In its initial round of discussions, the political leadership is reported to have shown their willingness to move ahead with economic reforms but the IMF believed the `recognition (for economic reforms) could not be substitute to real action on ground.

Good intentions alone are not enough to meet requirements of the economy and the Fund would like to see budget framework for the next year which should provide sustainable roadmap to reduce fiscal gap and a set of actions to address structural weaknesses.

The IMF mission is reported to have told the authorities that delaying or reversing a trend to pass on oil and electricity prices to consumers was adding to the size of the fiscal deficit. In the process, these subsidies were benefiting only the rich, seen by the IMF as a wasteful use of public money.

The IMF, said these sources, was strongly opposed to an upward revision in fiscal deficit target as the original target was enhanced from 4 per cent to 4.7 per cent of GDP because of additional pressure of floods but there has been no such external shock since then.

The IMF mission would stay in Islamabad until Wednesday to get a clear feedback from Pakistan authorities.


Pakistan seeks IMF’s economic support

Islamabad : Pakistani president and prime minister Tuesday urged the International Monitory Fund (IMF) to continue its economic support for the war ravaged and flood stricken economy of Pakistan.
The IMF team is in Pakistan for talks for a fifth review of Pakistan’s economic performance for provision of an instalment of $1.7 billion under the standby arrangement.

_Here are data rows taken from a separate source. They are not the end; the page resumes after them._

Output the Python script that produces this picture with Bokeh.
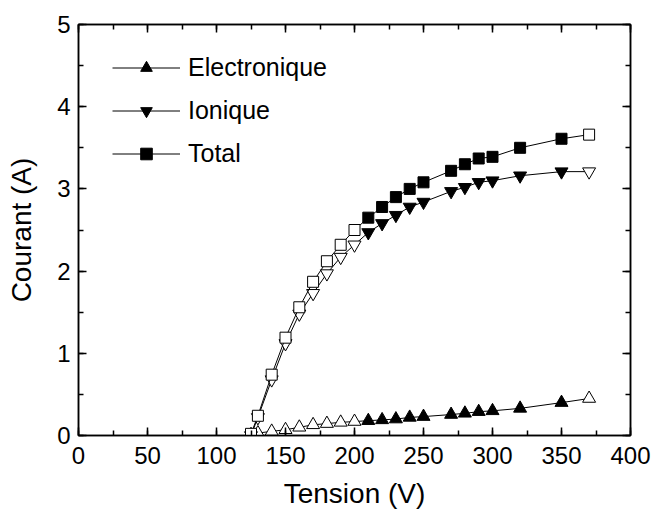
from bokeh.plotting import figure
from bokeh.models import ColumnDataSource, LinearAxis, Range1d, Legend, LegendItem, FixedTicker
from bokeh.embed import file_html
from bokeh.resources import INLINE

tension = [125, 130, 140, 150, 160, 170, 180, 190, 200, 210, 220, 230, 240, 250,
           270, 280, 290, 300, 320, 350, 370]
electronique = [0.01, 0.03, 0.05, 0.07, 0.10, 0.13, 0.145, 0.16, 0.17, 0.18, 0.19, 0.20,
                0.22, 0.23, 0.255, 0.27, 0.29, 0.30, 0.33, 0.40, 0.45]
ionique = [0.0, 0.22, 0.68, 1.12, 1.48, 1.73, 1.97, 2.17, 2.32, 2.47, 2.58, 2.68,
           2.78, 2.84, 2.97, 3.02, 3.08, 3.10, 3.16, 3.21, 3.21]
total = [0.02, 0.24, 0.74, 1.19, 1.56, 1.87, 2.12, 2.32, 2.50, 2.65, 2.78, 2.90,
         3.00, 3.08, 3.22, 3.30, 3.37, 3.39, 3.50, 3.61, 3.66]
x_ticks = [0, 50, 100, 150, 200, 250, 300, 350, 400]
y_ticks = [0, 1, 2, 3, 4, 5]

FONT = "Liberation Sans"

fills = ["white" if (t <= 200 or t >= 370) else "black" for t in tension]
src = ColumnDataSource(dict(x=tension, e=electronique, i=ionique, t=total, fill=fills))

p = figure(width=652, height=512, output_backend="svg", toolbar_location=None,
           x_range=Range1d(0, 400), y_range=Range1d(0, 5),
           min_border_left=78, min_border_right=22, min_border_top=24, min_border_bottom=77)
p.xgrid.visible = False
p.ygrid.visible = False
p.outline_line_color = "black"
p.outline_line_width = 1.5
p.background_fill_color = "white"

for ax in p.axis:
    ax.major_label_text_font = FONT
    ax.major_label_text_font_size = "24px"
    ax.major_label_text_color = "black"
    ax.axis_label_text_font = FONT
    ax.axis_label_text_font_size = "28px"
    ax.axis_label_text_font_style = "normal"
    ax.axis_label_text_color = "black"
    ax.axis_line_width = 1.5
    ax.major_tick_in = 8
    ax.major_tick_out = 0
    ax.minor_tick_in = 5
    ax.minor_tick_out = 0
    ax.major_tick_line_width = 1.5
    ax.minor_tick_line_width = 1.5

p.xaxis.ticker = FixedTicker(ticks=x_ticks, minor_ticks=list(range(0, 401, 25)))
p.yaxis.ticker = FixedTicker(ticks=y_ticks, minor_ticks=[v / 2 for v in range(0, 11)])
p.xaxis.axis_label = "Tension (V)"
p.yaxis.axis_label = "Courant (A)"
p.xaxis.major_label_standoff = 11
p.yaxis.major_label_standoff = 8
p.xaxis.axis_label_standoff = 11
p.yaxis.axis_label_standoff = 17

top = LinearAxis(ticker=FixedTicker(ticks=x_ticks, minor_ticks=list(range(0, 401, 25))),
                 major_label_text_font_size="0px", major_tick_in=8, major_tick_out=0,
                 minor_tick_in=5, minor_tick_out=0, axis_line_width=1.5,
                 major_tick_line_width=1.5, minor_tick_line_width=1.5)
right = LinearAxis(ticker=FixedTicker(ticks=y_ticks, minor_ticks=[v / 2 for v in range(0, 11)]),
                   major_label_text_font_size="0px", major_tick_in=8, major_tick_out=0,
                   minor_tick_in=5, minor_tick_out=0, axis_line_width=1.5,
                   major_tick_line_width=1.5, minor_tick_line_width=1.5)
p.add_layout(top, "above")
p.add_layout(right, "right")

le = p.line("x", "e", source=src, line_color="black", line_width=1)
se = p.scatter("x", "e", source=src, marker="triangle", size=13, fill_color="fill",
               line_color="black", line_width=1)
li = p.line("x", "i", source=src, line_color="black", line_width=1)
si = p.scatter("x", "i", source=src, marker="inverted_triangle", size=13, fill_color="fill",
               line_color="black", line_width=1)
lt = p.line("x", "t", source=src, line_color="black", line_width=1)
st = p.scatter("x", "t", source=src, marker="square", size=11, fill_color="fill",
               line_color="black", line_width=1)

legend = Legend(items=[
    LegendItem(label="Electronique", renderers=[le, se], index=10),
    LegendItem(label="Ionique", renderers=[li, si], index=10),
    LegendItem(label="Total", renderers=[lt, st], index=10),
], location=(34, 267))
legend.margin = 0
legend.padding = 0
legend.border_line_color = None
legend.background_fill_alpha = 0
legend.glyph_width = 68
legend.glyph_height = 29
legend.label_height = 29
legend.spacing = 14
legend.label_standoff = 8
legend.label_text_font = FONT
legend.label_text_font_size = "25px"
legend.label_text_color = "black"
p.add_layout(legend)

open("out.html", "w").write(file_html(p, INLINE))
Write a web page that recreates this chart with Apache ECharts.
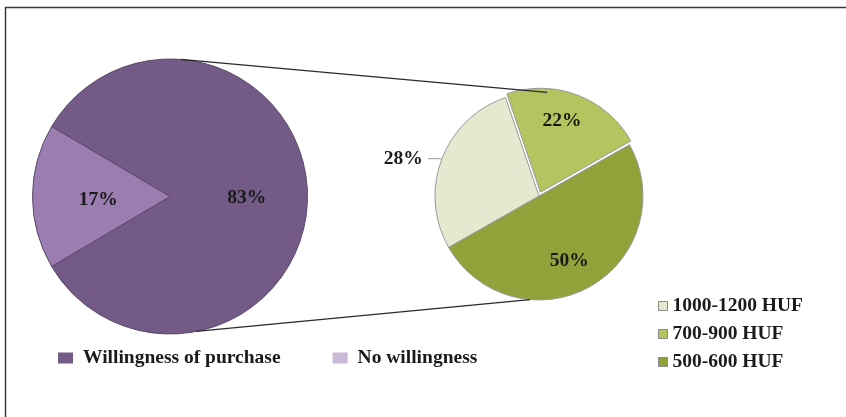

President Asif Ali Zardari while talking to Director, Middle East and Central Asia Department IMF, Masood Ahmed, said that due to war against terror and the worst-ever floods in the history, the country’s economy had to suffer major blows and it needed international assistance by way of creating economic opportunities for the people.

The IMF team will also review progress on its conditions which include a monthly increase in electricity tariffs, reduction in government borrowings from the State Bank of Pakistan and implementation of a 10 per cent income tax surcharge and the reformed general sales tax.

The IMF officials will hold formal talks with Finance Minister Dr Abdul Hafeez Shaikh and political leaders to convince them to stop opposition to the proposed Reformed General Sales Tax (RGST).
The visit of the delegation was originally scheduled for January 25 but the government’s inability to comply with IMF’s terms led to a change of plan. The government delayed decision on the RGST after allies and opposition parties strongly opposed it.